Cathy Crane, director of the local Veterans Affairs office, learned in 2019 that Alce had never received the Purple Heart he deserved after being injured in May 1969 in the deadly Battle of Hamburger Hill.
“In the end, there were more than 400 U.S. casualties. Platoons of more than 40 men were down to 15 to 20 men at the end of the battle. Of the 20 platoon leaders present on the first day, only four were still standing on the last,” Brigadier General William Mason III (retired) told the standing-room only crowd Monday at the Harvey Government Center in Key West. “Among all of America’s military awards, the Purple Heart is perhaps the most solemn because it signifies personal sacrifice and individual loss suffered for the good of others.”
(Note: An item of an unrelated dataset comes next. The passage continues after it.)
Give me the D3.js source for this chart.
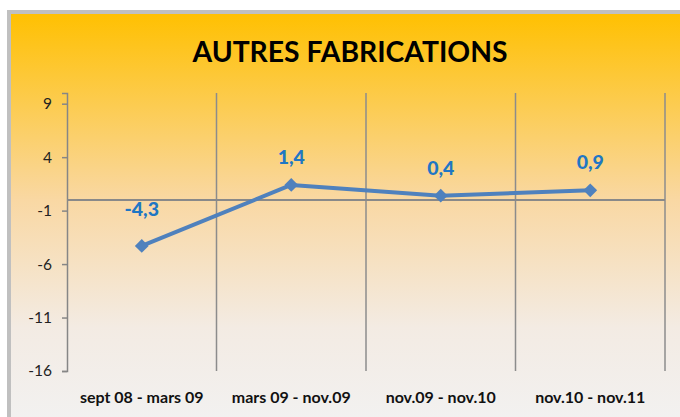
<!DOCTYPE html>
<html lang="fr">
<head>
<meta charset="UTF-8">
<title>Autres fabrications</title>
<style>
  * { margin: 0; padding: 0; }
  body { background: #fff; width: 680px; height: 417px; overflow: hidden; }
  svg { display: block; font-family: Lato, "Open Sans", sans-serif; }
</style>
</head>
<body>
<div id="container"></div>
<script src="https://cdn.jsdelivr.net/npm/d3@7/dist/d3.min.js"></script>
<script>
"use strict";

// data
var periods = ["sept 08 - mars 09", "mars 09 - nov.09", "nov.09 - nov.10", "nov.10 - nov.11"];
var values = [-4.3, 1.4, 0.4, 0.9];
var labels = ["-4,3", "1,4", "0,4", "0,9"];
var yTicks = [-16, -11, -6, -1, 4, 9];
var title = "AUTRES FABRICATIONS";

(function () {
    var width = 680, height = 417;

    var svg = d3.select("#container").append("svg")
        .attr("width", width)
        .attr("height", height);

    // background gradient gold -> light grey
    var grad = svg.append("defs").append("linearGradient")
        .attr("id", "bg").attr("x1", 0).attr("y1", 0).attr("x2", 0).attr("y2", 1);
    grad.append("stop").attr("offset", "0%").attr("stop-color", "#ffc000");
    grad.append("stop").attr("offset", "45%").attr("stop-color", "#f9d8a4");
    grad.append("stop").attr("offset", "75%").attr("stop-color", "#f3ebe3");
    grad.append("stop").attr("offset", "100%").attr("stop-color", "#f2f2f2");

    svg.append("rect")
        .attr("x", 9).attr("y", 12)
        .attr("width", 700).attr("height", 420)
        .attr("fill", "url(#bg)")
        .attr("stroke", "#c0c0c0")
        .attr("stroke-width", 4);

    svg.append("text")
        .attr("x", 350).attr("y", 62)
        .attr("text-anchor", "middle")
        .attr("font-size", 29)
        .attr("font-weight", 700)
        .attr("textLength", 315)
        .attr("lengthAdjust", "spacingAndGlyphs")
        .attr("fill", "#000")
        .text(title);

    var x = d3.scaleBand().domain(periods).range([67, 665]);
    var y = d3.scaleLinear().domain([-16, 10]).range([371, 93]);

    // vertical gridlines at category boundaries
    var bounds = periods.map(function (d) { return x(d); }).concat([x.range()[1]]);
    svg.append("g").selectAll("line")
        .data(bounds.slice(1))
        .enter().append("line")
        .attr("x1", function (d) { return d; })
        .attr("x2", function (d) { return d; })
        .attr("y1", y(10)).attr("y2", y(-16))
        .attr("stroke", "#8c8c8c")
        .attr("stroke-width", 1.5);

    // value axis
    var yAxis = svg.append("g")
        .attr("transform", "translate(67,0)")
        .call(d3.axisLeft(y).tickValues(yTicks).tickSize(5).tickPadding(10)
            .tickFormat(function (d) { return String(d); }));
    yAxis.select(".domain").attr("stroke", "#868686").attr("stroke-width", 1.5);
    yAxis.selectAll(".tick line").attr("stroke", "#868686").attr("stroke-width", 1.5);
    yAxis.selectAll(".tick text")
        .attr("font-size", 15.5).attr("font-family", "Lato, sans-serif")
        .attr("fill", "#222");

    // category axis crosses at zero
    svg.append("line")
        .attr("x1", 67).attr("x2", 665)
        .attr("y1", y(0)).attr("y2", y(0))
        .attr("stroke", "#898989")
        .attr("stroke-width", 2);

    svg.append("g").selectAll("text")
        .data(periods)
        .enter().append("text")
        .attr("x", function (d) { return x(d) + x.bandwidth() / 2; })
        .attr("y", 403)
        .attr("text-anchor", "middle")
        .attr("font-size", 16)
        .attr("font-weight", 700)
        .attr("fill", "#111")
        .text(function (d) { return d; });

    var pts = periods.map(function (p, i) {
        return { cx: x(p) + x.bandwidth() / 2, cy: y(values[i]), lab: labels[i] };
    });

    svg.append("path")
        .datum(pts)
        .attr("fill", "none")
        .attr("stroke", "#4f81bd")
        .attr("stroke-width", 4)
        .attr("stroke-linejoin", "round")
        .attr("d", d3.line().x(function (d) { return d.cx; }).y(function (d) { return d.cy; }));

    svg.append("g").selectAll("path")
        .data(pts)
        .enter().append("path")
        .attr("d", d3.symbol().type(d3.symbolSquare).size(95))
        .attr("transform", function (d) { return "translate(" + d.cx + "," + d.cy + ") rotate(45)"; })
        .attr("fill", "#4f81bd");

    svg.append("g").selectAll("text")
        .data(pts)
        .enter().append("text")
        .attr("x", function (d) { return d.cx; })
        .attr("y", function (d, i) { return d.cy - (i === 0 ? 30 : 21); })
        .attr("text-anchor", "middle")
        .attr("font-size", 19.5)
        .attr("font-weight", 900)
        .attr("fill", "#1f77c4")
        .text(function (d) { return d.lab; });
})();
</script>
</body>
</html>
![](https://keysweekly.com/wp-content/uploads/2022/08/Alvin-Alce-in-1969-900x730.jpg)
Alce’s son, Justin, also spoke at Monday’s ceremony, recalling how, “as a kid, I used to count the notches from your bullet stitches.
“Walking point in Vietnam was your college experience,” Justin Alce told his father. “You are my favorite point man, Dad.”
Justin Alce then read his father’s favorite poem, “If—,” by Rudyard Kipling, which ends, “If you can fill the unforgiving minute / With sixty seconds’ worth of distance run, / Yours is the Earth and everything that’s in it, / And—which is more—you’ll be a Man, my son.”